Modeling the Survival of Chinook Salmon Smolts Outmigrating Through the Lower Sacramento River System

Modeling the Survival of Chinook Salmon Smolts Outmigrating Through the Lower Sacramento River System

Report Number
536
Authors
L.D. Brown, M.L. Eaton, D.A. Freedman, and others
Citation
Séminaire de Probabilités XXXIII, 388-394, Lecture Notes in Math. 1709, Springer, 1999
Abstract

A quasi-likelihood model with a ridge parameter was developed to understand the factors possibly associated with the survival of juvenile chinook salmon smolts outmigrating through the lower portions of the Sacramento river system. Coded-wire-tagged (CWT) chinook salmon smolts were released at various locations within the river between the years 1979 and 1995. Recoveries of these juvenile salmon in a lower river trawl fishery and later recoveries of adults from samples of ocean catches provided the basic data. Due to the number of interested parties with differing {\em a priori} opinions as to which factors most affected survival, a large number of covariates were required relative to the number of cases. To stabilize the parameter estimates and to improve predictive ability, a ridge parameter was included. Given the complexity of the processes generating recoveries, including possible dependencies between fish, and the additional sources of variation experienced by ocean recoveries relative to river recoveries, separate dispersion parameters were applied to the river and ocean recoveries.

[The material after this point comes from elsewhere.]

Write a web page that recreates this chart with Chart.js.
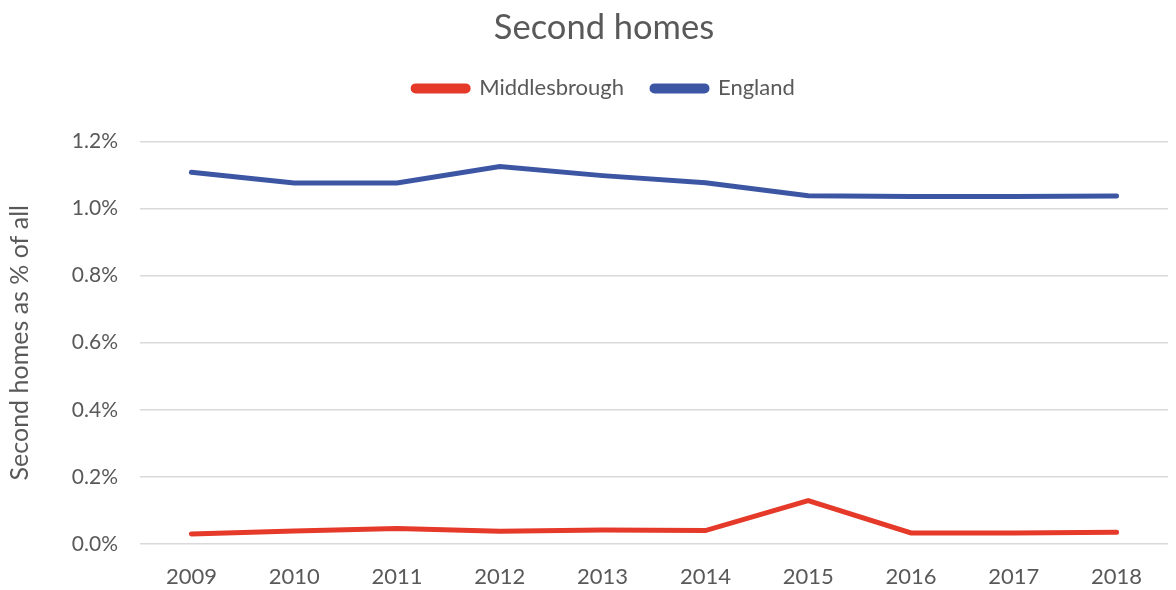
<!DOCTYPE html>
<html>
<head>
<meta charset="utf-8">
<script src="https://cdn.jsdelivr.net/npm/chart.js@4/dist/chart.umd.min.js"></script>
<style>
  html, body { margin: 0; padding: 0; background: #fff; }
  #wrap { width: 1176px; height: 590px; }
</style>
</head>
<body>
<div id="wrap"><canvas id="chartCanvas" width="1176" height="590"></canvas></div>
<script>
// Chart data
const years = ['2009', '2010', '2011', '2012', '2013', '2014', '2015', '2016', '2017', '2018'];
const middlesbrough = [0.030, 0.039, 0.046, 0.038, 0.042, 0.040, 0.129, 0.033, 0.033, 0.035];
const england = [1.108, 1.076, 1.076, 1.125, 1.098, 1.077, 1.038, 1.036, 1.036, 1.037];

const textColor = '#595959';
const fontFamily = 'Lato, "Open Sans", sans-serif';

// Push the plot area down a bit below the legend
const legendGap = {
    id: 'legendGap',
    beforeInit: function(chart) {
        const origFit = chart.legend.fit;
        chart.legend.fit = function() {
            origFit.bind(chart.legend)();
            this.height += 32;
        };
    }
};

var ctx = document.getElementById('chartCanvas').getContext('2d');
var homesChart = new Chart(ctx, {
    type: 'line',
    data: {
        labels: years,
        datasets: [
            {
                label: 'Middlesbrough',
                data: middlesbrough,
                borderColor: '#E5392A',
                backgroundColor: '#E5392A',
                borderWidth: 5,
                pointRadius: 0,
                borderCapStyle: 'round',
                fill: false
            },
            {
                label: 'England',
                data: england,
                borderColor: '#3C56A4',
                backgroundColor: '#3C56A4',
                borderWidth: 5,
                pointRadius: 0,
                borderCapStyle: 'round',
                fill: false
            }
        ]
    },
    plugins: [legendGap],
    options: {
        responsive: false,
        animation: false,
        // left padding shifts title and legend to the right, y axis width makes up for it
        layout: { padding: { left: 40, right: 8, top: 7, bottom: 0 } },
        plugins: {
            title: {
                display: true,
                text: 'Second homes',
                color: textColor,
                font: { family: fontFamily, size: 34.5, weight: 'normal' },
                padding: { top: 0, bottom: 1 }
            },
            legend: {
                position: 'top',
                labels: {
                    color: textColor,
                    font: { family: fontFamily, size: 22 },
                    boxWidth: 55,
                    boxHeight: 5,
                    useBorderRadius: true,
                    borderRadius: 2.5,
                    padding: 28
                }
            },
            tooltip: { enabled: false }
        },
        scales: {
            x: {
                offset: true,
                grid: { display: false, drawTicks: false },
                border: { display: false },
                ticks: {
                    color: textColor,
                    font: { family: fontFamily, size: 22 },
                    padding: 20,
                    maxRotation: 0
                },
                afterFit: function(scale) { scale.height = 46; }
            },
            y: {
                min: 0,
                max: 1.2,
                grid: { color: '#D9D9D9', lineWidth: 1.5, drawTicks: false },
                border: { display: false },
                ticks: {
                    stepSize: 0.2,
                    color: textColor,
                    font: { family: fontFamily, size: 21 },
                    padding: 22,
                    callback: function(value) { return value.toFixed(1) + '%'; }
                },
                title: {
                    display: true,
                    text: 'Second homes as % of all',
                    color: textColor,
                    font: { family: fontFamily, size: 25 },
                    padding: { top: -35, bottom: 0 }
                },
                afterFit: function(scale) { scale.width = 100; }
            }
        }
    }
});
</script>
</body>
</html>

Interpretation of estimated coefficients was delicate given correlation between some of the covariates, the biases introduced by the ridge parameter, and possible confounding factors. With these caveats in mind, we found the most influential covariates to be the water temperature covariates and a measure of regional pesticide application, with increasing temperatures and increasing pesticide levels having a negative association with recoveries. Two covariates were of particular interest to the biologists and water managers: the position of a water diversion gate (open or closed) separating the mainstem from the central delta and the relative fraction of water exported for irrigation and urban consumption. Of these two, only gate position suggested a strong effect. When the gate was open, fish released upstream of the gate suffered increased mortality but survival increased for fish released in the central delta region (on the other side of the gate). Over the range of export levels observed, there was no strong evidence for either adverse or beneficial effects of increasing water exports.